--- Start of DATASET CONTENT ---

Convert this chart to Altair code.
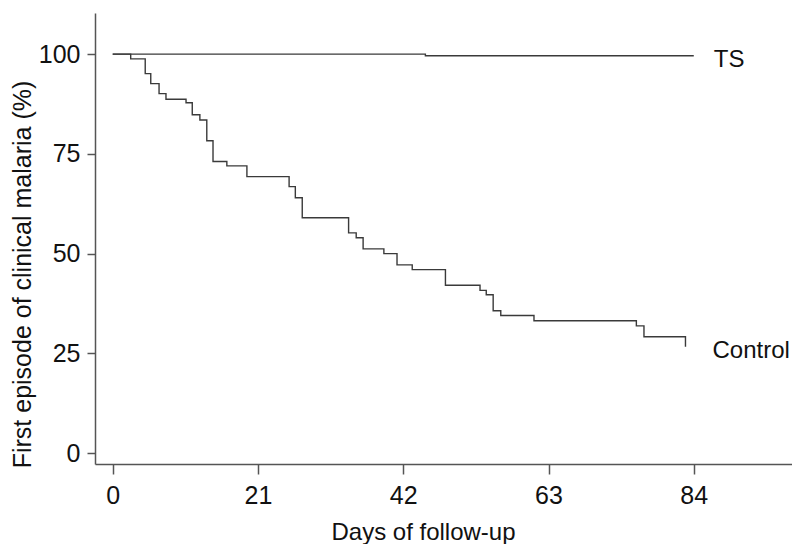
import altair as alt
import pandas as pd

# Kaplan-Meier style data
control_days = [0, 2.6, 4.7, 5.5, 6.7, 7.7, 10.6, 11.5, 12.6, 13.6, 14.5, 16.5, 19.4,
                25.5, 26.4, 27.4, 34.1, 35.2, 36.2, 39.2, 41.1, 43.3, 48.1, 53.1,
                54.0, 55.0, 56.1, 60.9, 75.7, 76.8, 82.8]
control_vals = [100, 98.8, 95.1, 92.6, 90.1, 88.7, 87.8, 84.8, 83.5, 78.3, 73.1, 72.0, 69.3,
                66.8, 64.0, 59.0, 55.2, 54.0, 51.2, 50.0, 47.2, 46.0, 42.1, 40.8,
                39.7, 35.7, 34.5, 33.2, 31.9, 29.2, 26.7]
ts_days = [0, 45.2, 84]
ts_vals = [100, 99.6, 99.6]

x_ticks = [0, 21, 42, 63, 84]
y_ticks = [0, 25, 50, 75, 100]

df = pd.DataFrame({
    "day": control_days + ts_days,
    "value": control_vals + ts_vals,
    "series": ["Control"] * len(control_days) + ["TS"] * len(ts_days),
})
lab_ts = pd.DataFrame({"day": [ts_days[-1]], "value": [ts_vals[-1]], "label": ["TS"]})
lab_ct = pd.DataFrame({"day": [control_days[-1]], "value": [control_vals[-1]], "label": ["Control"]})

xs = alt.Scale(domain=[-2.56, 98.2], nice=False, zero=False)
ys = alt.Scale(domain=[-2.7, 110.3], nice=False, zero=False)

xaxis = alt.Axis(values=x_ticks, title="Days of follow-up", grid=False,
                 domainColor="#555", domainWidth=1.5, tickColor="#555", tickWidth=1.5,
                 tickSize=10, labelFontSize=25, labelColor="#111", labelPadding=9,
                 titleFontSize=24, titleFontWeight="normal", titleColor="#111",
                 titleBaseline="alphabetic", titleY=75, titleX=328, titleAlign="center")
yaxis = alt.Axis(values=y_ticks, title="First episode of clinical malaria (%)", grid=False,
                 domainColor="#555", domainWidth=1.5, tickColor="#555", tickWidth=1.5,
                 tickSize=8, labelFontSize=25, labelColor="#111", labelPadding=7,
                 titleFontSize=25, titleFontWeight="normal", titleColor="#111",
                 titleAngle=270, titleBaseline="alphabetic", titleX=-65, titleY=261,
                 titleAlign="center")

lines = alt.Chart(df).mark_line(interpolate="step-after", color="#3a3a3a", strokeWidth=1.4).encode(
    x=alt.X("day:Q", scale=xs, axis=xaxis),
    y=alt.Y("value:Q", scale=ys, axis=yaxis),
    detail="series:N",
)

t1 = alt.Chart(lab_ts).mark_text(align="left", baseline="alphabetic", dx=20, dy=11,
                                 fontSize=24, color="#111").encode(
    x=alt.X("day:Q", scale=xs), y=alt.Y("value:Q", scale=ys), text="label:N")
t2 = alt.Chart(lab_ct).mark_text(align="left", baseline="alphabetic", dx=27, dy=11.6,
                                 fontSize=24, color="#111").encode(
    x=alt.X("day:Q", scale=xs), y=alt.Y("value:Q", scale=ys), text="label:N")

chart = alt.layer(lines, t1, t2).properties(
    width=697, height=451,
    autosize=alt.AutoSizeParams(type="none"),
    padding={"left": 87, "top": 5, "right": 0, "bottom": 80},
).configure(font="Liberation Sans", background="white").configure_view(stroke=None)

chart.save("out.html", embed_options={"renderer": "svg", "actions": False})
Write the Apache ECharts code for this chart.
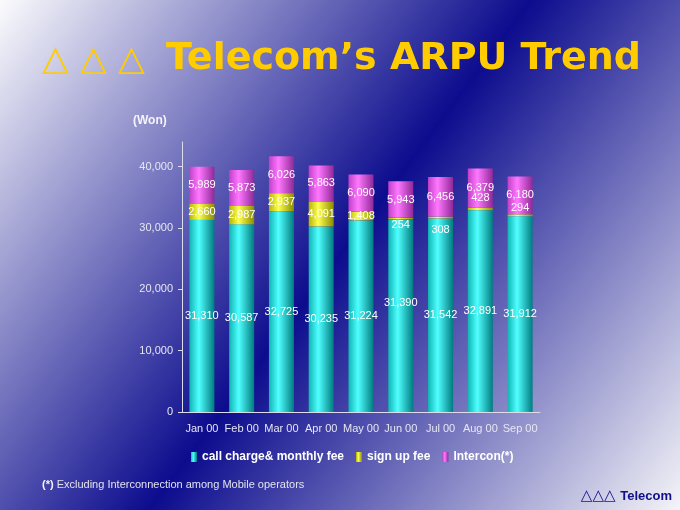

--- End of DATASET CONTENT ---

[INSTRUCTIONS FOR THE TASK] The lines above form a set of records; determine how many of them contain the string "this" and give that number alone.

[CORRECT OUTPUT] 2